Fire alarms and a good escape plan are all you need to survive a fire. It's a common myth that a fire alarm alone can protect your family from fire. Actually, a fire alarm is not as reliable as a fire sprinkler system. 14% of fire alarms may fail to sense a fire at the critical moment. Compare that to the fire sprinkler system record: it's estimated that only one in 500,000 will fail to go off in case of a fire.

Those sprinkler heads will look unsightly on my ceiling. Today's residential fire sprinkler system designs blend in. Recessed and semi-recessed sprinkler heads are widely available, as well as special caps that cover the recess and are attached with a special resin that will melt and drop off the sprinkler in case of a fire. Sprinkler heads and covers come in a wide variety of colours to match your ceiling, and most manufacturers will custom-paint them on request.Return to Top

Types Of Fire Sprinkler System :
Which One Is Right For You?

There are several different types of system on the market, and each is designed for a different situation. These three types are the most common fire sprinkler system types found in homes:

The wet-pipe fire sprinkler system is most commonly recommended for residential buildings. With a wet-pipe fire sprinkler system, water is constantly flowing through the pipes that connect to the sprinkler heads. This allows for the most efficient access to water in case of a fire. However, wet-pipe fire sprinkler systems are not practical in areas of the world where the temperature drops below freezing, especially in buildings that go without heat for any period of time, because the pipes can freeze and burst.

The dry-pipe fire sprinkler system has pipes filled with compressed air, connected to a water main or storage tank with a valve that keeps the water out of the pipes. When a fire activates the sprinkler heads, there is a drop in pressure that causes the water to flow into the pipes and out through the sprinkler heads. Dry-pipe systems tend to be higher-maintenance than wet-pipe systems, but they are recommended in cases where water shouldn't be in the pipes unless there is a fire.

The alternate fire sprinkler system can be filled with water during warm weather, and drained and filled with compressed air for the winter. These systems are useful in climates where there are harsh winters and the building is not constantly heated.

In addition, the sprinkler heads themselves come in several different designs.
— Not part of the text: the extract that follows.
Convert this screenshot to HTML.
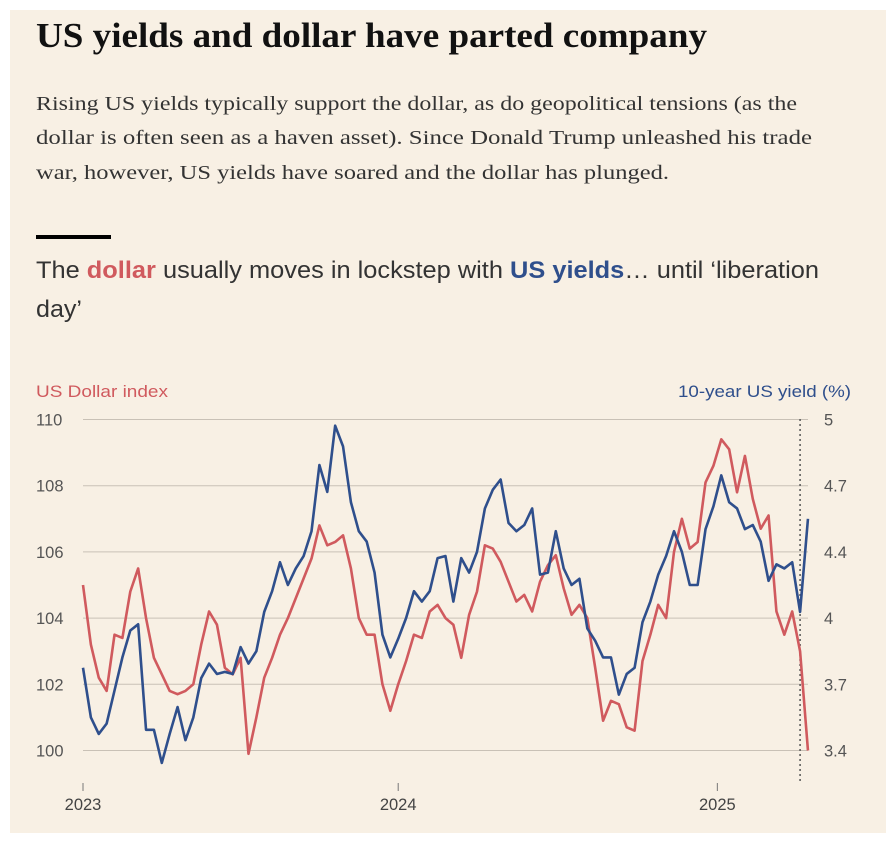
<!DOCTYPE html>
<html><head><meta charset="utf-8">
<style>
body{margin:0;background:#fff;width:896px;height:844px;overflow:hidden}
#panel{position:absolute;left:10px;top:10px;width:876px;height:823px;background:#f8f0e4}
#bar{position:absolute;left:26px;top:225px;width:75px;height:4px;background:#000}
svg{position:absolute;left:0;top:0}
</style></head><body>
<div id="panel">
<div id="bar"></div>
</div>
<svg id="chart" width="896" height="844">
<text x="36" y="47" textLength="671" lengthAdjust="spacingAndGlyphs" font-family="Liberation Serif,serif" font-weight="bold" font-size="35" fill="#111">US yields and dollar have parted company</text>
<g font-family="Liberation Serif,serif" font-size="20.5" fill="#333">
<text x="36" y="110" textLength="761" lengthAdjust="spacingAndGlyphs">Rising US yields typically support the dollar, as do geopolitical tensions (as the</text>
<text x="36" y="144" textLength="776" lengthAdjust="spacingAndGlyphs">dollar is often seen as a haven asset). Since Donald Trump unleashed his trade</text>
<text x="36" y="179" textLength="633" lengthAdjust="spacingAndGlyphs">war, however, US yields have soared and the dollar has plunged.</text>
</g>
<g font-family="Liberation Sans,sans-serif" font-size="24" fill="#333">
<text x="36" y="278" textLength="783" lengthAdjust="spacingAndGlyphs">The <tspan fill="#d05a5e" font-weight="bold">dollar</tspan> usually moves in lockstep with <tspan fill="#2f4f8c" font-weight="bold">US yields</tspan>… until ‘liberation</text>
<text x="36" y="317" textLength="46" lengthAdjust="spacingAndGlyphs">day’</text>
</g>
</svg>
<script>
const dollar=[105.0,103.2,102.2,101.8,103.5,103.4,104.8,105.5,104.0,102.8,102.3,101.8,101.7,101.8,102.0,103.2,104.2,103.8,102.5,102.3,102.8,99.9,101.0,102.2,102.8,103.5,104.0,104.6,105.2,105.8,106.8,106.2,106.3,106.5,105.5,104.0,103.5,103.5,102.0,101.2,
102.0,102.7,103.5,103.4,104.2,104.4,104.0,103.8,102.8,104.1,104.8,106.2,106.1,105.7,105.1,104.5,104.7,104.2,105.1,105.6,105.9,104.9,104.1,104.4,104.0,102.5,100.9,101.5,101.4,100.7,100.6,102.7,103.5,104.4,104.0,106.0,107.0,106.1,106.3,108.1,108.6,109.4,109.1,107.8,108.9,107.6,106.7,107.1,104.2,103.5,104.2,103.0,100.0];
const yields=[3.80,3.56,3.48,3.53,3.69,3.85,3.98,4.01,3.50,3.50,3.34,3.48,3.61,3.45,3.56,3.75,3.82,3.77,3.78,3.77,3.90,3.82,3.88,4.07,4.17,4.31,4.20,4.28,4.34,4.46,4.78,4.65,4.97,4.87,4.60,4.46,4.41,4.26,3.96,3.85,
3.94,4.04,4.17,4.12,4.17,4.33,4.34,4.12,4.33,4.26,4.36,4.57,4.66,4.71,4.50,4.46,4.49,4.57,4.25,4.26,4.46,4.28,4.20,4.23,3.99,3.93,3.85,3.85,3.67,3.77,3.80,4.02,4.12,4.25,4.34,4.46,4.36,4.20,4.20,4.47,4.58,4.73,4.60,4.57,4.47,4.49,4.41,4.22,4.30,4.28,4.31,4.07,4.52];
const leftTicks=[100,102,104,106,108,110];
const rightTickLabels=["3.4","3.7","4","4.4","4.7","5"];
const yearLabels=["2023","2024","2025"];
const yearIndex=[0,40,80.5];
const liberationIndex=91;

const NS="http://www.w3.org/2000/svg";
const svg=document.getElementById('chart');
const X0=83,STEP=7.88,YTOP=419.5,YBOT=750.5;
const xs=i=>X0+i*STEP;
const yL=v=>YBOT-(v-100)/10*(YBOT-YTOP);
const yR=v=>YBOT-(v-3.4)/1.6*(YBOT-YTOP);
function mk(tag,a){const e=document.createElementNS(NS,tag);for(const k in a)e.setAttribute(k,a[k]);svg.appendChild(e);return e;}
const F='"Liberation Sans",sans-serif';
leftTicks.forEach((v,i)=>{
 const g=mk('line',{x1:83,x2:808,y1:yL(v),y2:yL(v),stroke:'#c9c1b6','stroke-width':1});
 
 
 const t=mk('text',{x:36,y:yL(v)+6,fill:'#555','font-family':F,'font-size':16.5});
 t.textContent=v;
 
 
 const r=mk('text',{x:824,y:yL(v)+6,fill:'#555','font-family':F,'font-size':16.5});
 r.textContent=rightTickLabels[i];
 
 
});
yearLabels.forEach((l,i)=>{
 const x=xs(yearIndex[i]);
 const tk=mk('line',{x1:x,x2:x,y1:783,y2:791,stroke:'#777','stroke-width':1});
 
 
 const t=mk('text',{x:x,y:810,fill:'#444','font-family':F,'font-size':16.5,'text-anchor':'middle'});
 t.textContent=l;
 
 
});
const lx=xs(liberationIndex);
const dl=mk('line',{x1:lx,x2:lx,y1:419,y2:782,stroke:'#555','stroke-width':1.5,'stroke-dasharray':'2 3'});


const pr=mk('polyline',{points:dollar.map((v,i)=>xs(i)+','+yL(v)).join(' '),fill:'none',stroke:'#d05a5e','stroke-width':2.6,'stroke-linejoin':'round'});


const pb=mk('polyline',{points:yields.map((v,i)=>xs(i)+','+yR(v)).join(' '),fill:'none',stroke:'#2f4f8c','stroke-width':2.6,'stroke-linejoin':'round'});


const lt=mk('text',{x:36,y:397,fill:'#d05a5e','font-family':F,'font-size':17,textLength:132,lengthAdjust:'spacingAndGlyphs'});
lt.textContent='US Dollar index';


const rt=mk('text',{x:678,y:397,fill:'#2f4f8c','font-family':F,'font-size':17,textLength:173,lengthAdjust:'spacingAndGlyphs'});
rt.textContent='10-year US yield (%)';


</script>
</body></html>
Conventional sprinklers will discharge some water on the ceiling. This is not a bad thing, as it makes the ceiling more fire-resistant in case the fire makes it that far up before being extinguished. This type of sprinkler head is suitable for most homes, and will be installed with most residential fire sprinkler systems.

Upright or Pendant Spray sprinklers aim all water straight down. This type of fire sprinkler system is better for rooms with higher ceilings, as the fire is not likely to reach the ceiling before it is put out by the water in the sprinkler.

Sidewall sprinklers attach to a high point on the wall, and are recommended for use when it's not practical to attach sprinklers in the ceiling. They also come in extended-coverage versions that will spray water over a wider area than a fire sprinkler system with conventional sprinkler heads.

What To Know When Installing
A Fire Sprinkler System

If you're looking into installing a fire sprinkler system, here are a few things to keep in mind.

It's not a do-it-yourself job

A fire sprinkler system should only be installed by a certified professional. You can find a professional fire sprinkler system installation company through the yellow pages or online directories. Never try to do it yourself.

Be sure the company you choose is certified

In the U.K., there are two different companies that certify fire sprinkler system installers. The first is the Loss Prevention Certification Board (LPCB), whose published standards are based on British law. They verify the expertise of fire sprinkler system installers. The second is Bodycote Warringtonfire, which certifies both residential and commercial installers.

Both companies require installers to issue certificates of compliance to the owners of all buildings they have installed a fire sprinkler system in. These certificates prove to insurance companies, local government, and the Fire Brigade that the building's fire sprinkler system has been properly installed.

Make sure the equipment has been tested

Only hardware that has been third-party tested and approved should be used in a fire sprinkler system. Most certified and well-respected installation companies will use third-party-tested components only.

Having a fire-safe home is crucial to the safety and security of your family. Fire alarms, an escape plan, and a fire extinguisher are all good to have-but they can't protect you fully. Only a fire sprinkler system can provide you with full and reliable protection from fire.

A fire sprinkler system can protect your family, preserve your property, and drastically lessen the risk of fire in your home. While installing a fire sprinkler system can be an investment, it will last for decades-and it will prove to be well worth it in terms of your family's safety and your peace of mind.